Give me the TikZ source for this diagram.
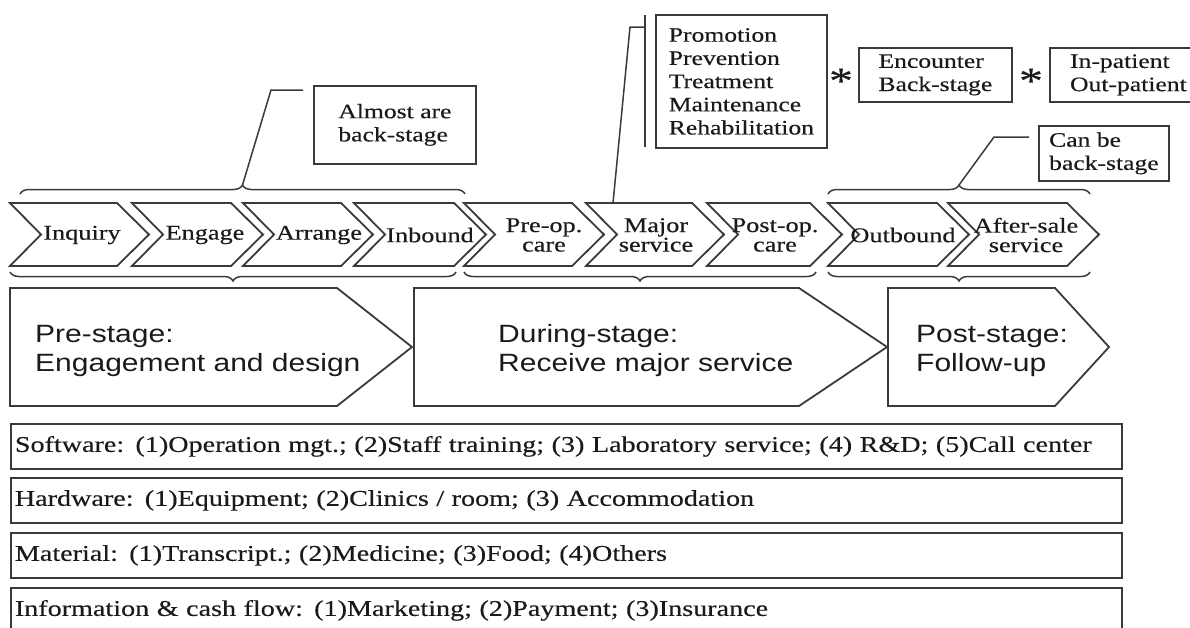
\documentclass[tikz,border=0pt]{standalone}
\usepackage{fontspec}
\setmainfont{Liberation Serif}[FakeStretch=1.25, FakeBold=0.35]
\newfontfamily\stagesans{Liberation Sans}[FakeStretch=1.2]
\usetikzlibrary{decorations.pathreplacing}

\definecolor{linegray}{HTML}{3A3A3A}
\definecolor{ink}{HTML}{1A1A1A}

\tikzset{
  outline/.style={draw=linegray, line width=1.8pt, line join=miter},
  chevlabel/.style={align=center, inner sep=0pt, font=\fontsize{21}{19.5}\selectfont, text=ink},
  calloutbox/.style={outline, align=left, anchor=north west, inner sep=0pt,
    font=\fontsize{20.5}{23.2}\selectfont, text=ink},
  rowbox/.style={outline, align=left, anchor=north west, minimum width=1111pt,
    minimum height=45pt, text width=1103pt, inner xsep=4pt, inner ysep=0pt,
    font=\fontsize{22.5}{26}\selectfont, text=ink},
  stagelabel/.style={align=left, anchor=west, inner sep=0pt,
    font=\stagesans\fontsize{25}{29}\selectfont, text=ink},
  topbrace/.style={draw=linegray, line width=1.5pt, decorate, decoration={brace, amplitude=9pt}},
  botbrace/.style={draw=linegray, line width=1.5pt, decorate, decoration={brace, amplitude=9pt, mirror}},
  leader/.style={draw=linegray, line width=1.5pt},
  star/.style={inner sep=0pt, font=\fontsize{38}{38}\selectfont, text=ink},
}

\begin{document}
\begin{tikzpicture}[x=1pt, y=-1pt]
\clip (0,0) rectangle (1190,627);
\useasboundingbox (0,0) rectangle (1190,627);

% process chevrons: name / left edge / top-right corner / label centre / label
\foreach \nm/\l/\r/\cx/\txt in {
  inq/10/117/82/Inquiry,
  eng/132/231/205/Engage,
  arr/243/341/319/Arrange,
  inb/354/454/430/Inbound,
  preop/464/572/544/Pre-op.\\care,
  major/586/692/656/Major\\service,
  postop/707/810/775/Post-op.\\care,
  outb/828/937/903/Outbound,
  after/948/1067/1026/After-sale\\service}{
  \draw[outline] (\l,203) -- (\r,203) -- ({\r+32},234.5) -- (\r,266) -- (\l,266) -- ({\l+31},234.5) -- cycle;
  \node[chevlabel] (\nm) at (\cx,235) {\txt};
}

% stage arrows
\draw[outline] (10,288) -- (337,288) -- (412,347) -- (337,406) -- (10,406) -- cycle;
\draw[outline] (414,288) -- (799,288) -- (887,347) -- (799,406) -- (414,406) -- cycle;
\draw[outline] (888,288) -- (1055,288) -- (1109,347) -- (1055,406) -- (888,406) -- cycle;
\node[stagelabel] (pre) at (35,351) {Pre-stage:\\Engagement and design};
\node[stagelabel] (during) at (498,351) {During-stage:\\Receive major service};
\node[stagelabel] (post) at (916,351) {Post-stage:\\Follow-up};

% braces over and under the chevrons
\draw[topbrace] (20,194) -- (465,194);
\draw[topbrace] (828,194) -- (1090,194);
\draw[botbrace] (10,272) -- (456,272);
\draw[botbrace] (464,272) -- (816,272);
\draw[botbrace] (828,272) -- (1090,272);

% callout boxes
\node[calloutbox, minimum width=162pt, minimum height=78pt] (almost) at (313,85) {Almost are\\back-stage};
\node[calloutbox, minimum width=171pt, minimum height=133pt] (kinds) at (655,14)
  {Promotion\\Prevention\\Treatment\\Maintenance\\Rehabilitation};
\node[calloutbox, minimum width=153pt, minimum height=54pt] (encounter) at (858,47) {Encounter\\Back-stage};
\node[calloutbox, minimum width=157pt, minimum height=54pt] (patient) at (1049,47) {In-patient\\Out-patient};
\node[calloutbox, minimum width=130pt, minimum height=55pt] (canbe) at (1038,125) {Can be\\back-stage};
\node[star] (star1) at (841,81) {*};
\node[star] (star2) at (1031,81) {*};

% leader lines
\coordinate (tipA) at (242.5,185);
\coordinate (tipB) at (959,185);
\coordinate (majTop) at (613,203);
\coordinate (almostIn) at (303,90);
\coordinate (canbeIn) at (1029,137);
\coordinate (kindsIn) at (645,27);
\draw[leader] (tipA) -- (271,90) -- (almostIn);
\draw[leader] (tipB) -- (994,137) -- (canbeIn);
\draw[leader] (majTop) -- (630,27) -- (kindsIn);
\draw[leader] (645,15) -- (645,147);

% resource rows
\node[rowbox] (software) at (10,423) {\mbox{Software: (1)Operation mgt.; (2)Staff training; (3) Laboratory service; (4) R\&D; (5)Call center}};
\node[rowbox] (hardware) at (10,477) {\mbox{Hardware: (1)Equipment; (2)Clinics / room; (3) Accommodation}};
\node[rowbox] (material) at (10,532) {\mbox{Material: (1)Transcript.; (2)Medicine; (3)Food; (4)Others}};
\node[rowbox] (info) at (10,587) {\mbox{Information \& cash flow: (1)Marketing; (2)Payment; (3)Insurance}};
\end{tikzpicture}
\end{document}
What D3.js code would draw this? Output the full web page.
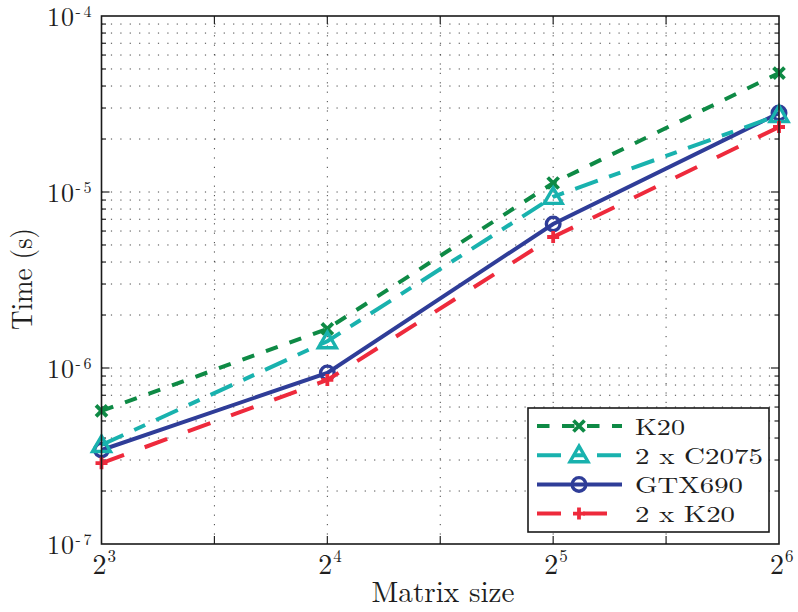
<!DOCTYPE html>
<html><head><meta charset="utf-8">
<script src="https://cdn.jsdelivr.net/npm/d3@7"></script>
<style>body{margin:0;background:#fff}svg{display:block}text{font-family:"Latin Modern Roman","Liberation Serif",serif;}</style>
</head><body>
<svg id="chart" width="798" height="612"></svg>
<script>
// ---- data ----
const exponents = [3, 4, 5, 6];             // matrix size = 2^exponent
const seriesNames = ["K20", "2 x C2075", "GTX690", "2 x K20"];
const k20     = [5.70e-7, 1.67e-6, 1.125e-5, 4.74e-5];
const c2075x2 = [3.65e-7, 1.42e-6, 9.38e-6, 2.74e-5];
const gtx690  = [3.42e-7, 9.38e-7, 6.58e-6, 2.81e-5];
const k20x2   = [2.88e-7, 8.55e-7, 5.55e-6, 2.34e-5];
const yTickExps = [-7, -6, -5, -4];
const xTickExps = [3, 4, 5, 6];
const xGridVals = [3.5, 4, 4.5, 5, 5.5];

const series = [
  {name: seriesNames[0], values: k20,     color: "#0e8a45", dash: "12.5,12.5", marker: "x",   order: 0},
  {name: seriesNames[1], values: c2075x2, color: "#19b2ae", dash: "24,12,12,12", marker: "tri", order: 2},
  {name: seriesNames[2], values: gtx690,  color: "#2f3d98", dash: null,        marker: "circ", order: 1},
  {name: seriesNames[3], values: k20x2,   color: "#ee2a3c", dash: "24,22",     marker: "plus", order: 3}
];

const L = 101.5, R = 779, T = 16, B = 544;
const svg = d3.select("#chart");
const x = d3.scaleLinear().domain([3, 6]).range([L, R]);
const y = d3.scaleLog().domain([1e-7, 1e-4]).range([B, T]);
const TXT = "#1e1e1e";

// grid
const gridY = [];
for (let e = -7; e < -4; e++) for (let m = 1; m <= 9; m++) gridY.push(m * Math.pow(10, e));
const innerY = gridY.filter(v => v > 1e-7 * 1.01);
const g = svg.append("g");
g.selectAll(".gy").data(innerY).enter().append("line")
  .attr("x1", L).attr("x2", R).attr("y1", d => y(d)).attr("y2", d => y(d))
  .attr("stroke", "#444").attr("stroke-width", 1).attr("stroke-dasharray", "1.2,8.2");
g.selectAll(".gx").data(xGridVals).enter().append("line")
  .attr("y1", B).attr("y2", T).attr("x1", d => x(d)).attr("x2", d => x(d))
  .attr("stroke", "#444").attr("stroke-width", 1).attr("stroke-dasharray", "1.2,8.2");

// ticks
const tk = svg.append("g").attr("stroke", "#222").attr("stroke-width", 1.2);
innerY.forEach(v => {
  const mant = Math.round(v / Math.pow(10, Math.floor(Math.log10(v) + 1e-9)));
  const len = mant === 1 ? 8 : 4.5;
  tk.append("line").attr("x1", L).attr("x2", L + len).attr("y1", y(v)).attr("y2", y(v));
  tk.append("line").attr("x1", R).attr("x2", R - len).attr("y1", y(v)).attr("y2", y(v));
});
xGridVals.forEach(v => {
  tk.append("line").attr("x1", x(v)).attr("x2", x(v)).attr("y1", B).attr("y2", B - 8);
  tk.append("line").attr("x1", x(v)).attr("x2", x(v)).attr("y1", T).attr("y2", T + 8);
});

// lines
const line = d3.line().x((d, i) => x(exponents[i])).y(d => y(d));
function marker(sel, type, color) {
  if (type === "x") sel.append("path").attr("d", "M-5.5,-5.5L5.5,5.5M-5.5,5.5L5.5,-5.5").attr("stroke", color).attr("stroke-width", 3.8).attr("fill", "none");
  if (type === "plus") sel.append("path").attr("d", "M-6,0L6,0M0,-6L0,6").attr("stroke", color).attr("stroke-width", 3.8).attr("fill", "none");
  if (type === "circ") sel.append("circle").attr("r", 6.8).attr("stroke", color).attr("stroke-width", 3.4).attr("fill", "none");
  if (type === "tri") sel.append("path").attr("d", "M0,-9L9,6.5L-9,6.5Z").attr("stroke", color).attr("stroke-width", 3.4).attr("stroke-linejoin", "miter").attr("fill", "none");
}
const plotSeries = series.slice().sort((a, b) => a.order - b.order);
svg.append("clipPath").attr("id", "clip").append("rect").attr("x", L).attr("y", T).attr("width", R - L).attr("height", B - T);
plotSeries.forEach(s => {
  svg.append("path").datum(s.values).attr("d", line)
    .attr("fill", "none").attr("stroke", s.color).attr("stroke-width", 4)
    .attr("stroke-dasharray", s.dash).attr("clip-path", "url(#clip)");
  s.values.forEach((v, i) => {
    const m = svg.append("g").attr("transform", `translate(${x(exponents[i])},${y(v)})`);
    marker(m, s.marker, s.color);
  });
});

// frame
svg.append("rect").attr("x", L).attr("y", T).attr("width", R - L).attr("height", B - T)
  .attr("fill", "none").attr("stroke", "#1a1a1a").attr("stroke-width", 1.6);

// y tick labels
yTickExps.forEach(e => {
  const yy = y(Math.pow(10, e));
  svg.append("text").attr("x", 74).attr("y", yy + 10).attr("text-anchor", "end")
    .attr("font-size", 26).attr("fill", TXT).attr("textLength", 27).text("10");
  svg.append("text").attr("x", 75.5).attr("y", yy + 0.5)
    .attr("font-size", 16).attr("fill", TXT).attr("textLength", 16).text("-" + Math.abs(e));
});
// x tick labels
xTickExps.forEach(e => {
  const xx = x(e);
  svg.append("text").attr("x", xx + 5).attr("y", B + 30).attr("text-anchor", "end")
    .attr("font-size", 28).attr("fill", TXT).text("2");
  svg.append("text").attr("x", xx + 6).attr("y", B + 18)
    .attr("font-size", 17).attr("fill", TXT).text(String(e));
});

// axis titles
svg.append("text").attr("x", 443).attr("y", 602).attr("text-anchor", "middle")
  .attr("font-size", 29).attr("fill", TXT)
  .attr("textLength", 143).attr("lengthAdjust", "spacingAndGlyphs").text("Matrix size");
svg.append("text").attr("transform", "translate(32,279) rotate(-90)").attr("text-anchor", "middle")
  .attr("font-size", 29).attr("fill", TXT)
  .attr("textLength", 102).attr("lengthAdjust", "spacingAndGlyphs").text("Time (s)");

// legend
const lg = svg.append("g");
lg.append("rect").attr("x", 528).attr("y", 408).attr("width", 241).attr("height", 124)
  .attr("fill", "#fff").attr("stroke", "#1a1a1a").attr("stroke-width", 1.6);
const legW = [50, 128, 108, 100];
series.forEach((s, i) => {
  const yy = 426 + i * 29.2;
  lg.append("line").attr("x1", 537).attr("x2", 622).attr("y1", yy).attr("y2", yy)
    .attr("stroke", s.color).attr("stroke-width", 4).attr("stroke-dasharray", s.dash);
  const m = lg.append("g").attr("transform", `translate(579,${yy})`);
  marker(m, s.marker, s.color);
  lg.append("text").attr("x", 635).attr("y", yy + 8.5)
    .attr("font-size", 22.5).attr("fill", TXT)
    .attr("textLength", legW[i]).attr("lengthAdjust", "spacingAndGlyphs").text(s.name);
});
</script>
</body></html>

* * * * * * *

Short task: Copy each line of the listing that holds the word "this".

Response below:
Give me the TikZ source for this diagram.
What D3.js code would draw this? Output the full web page.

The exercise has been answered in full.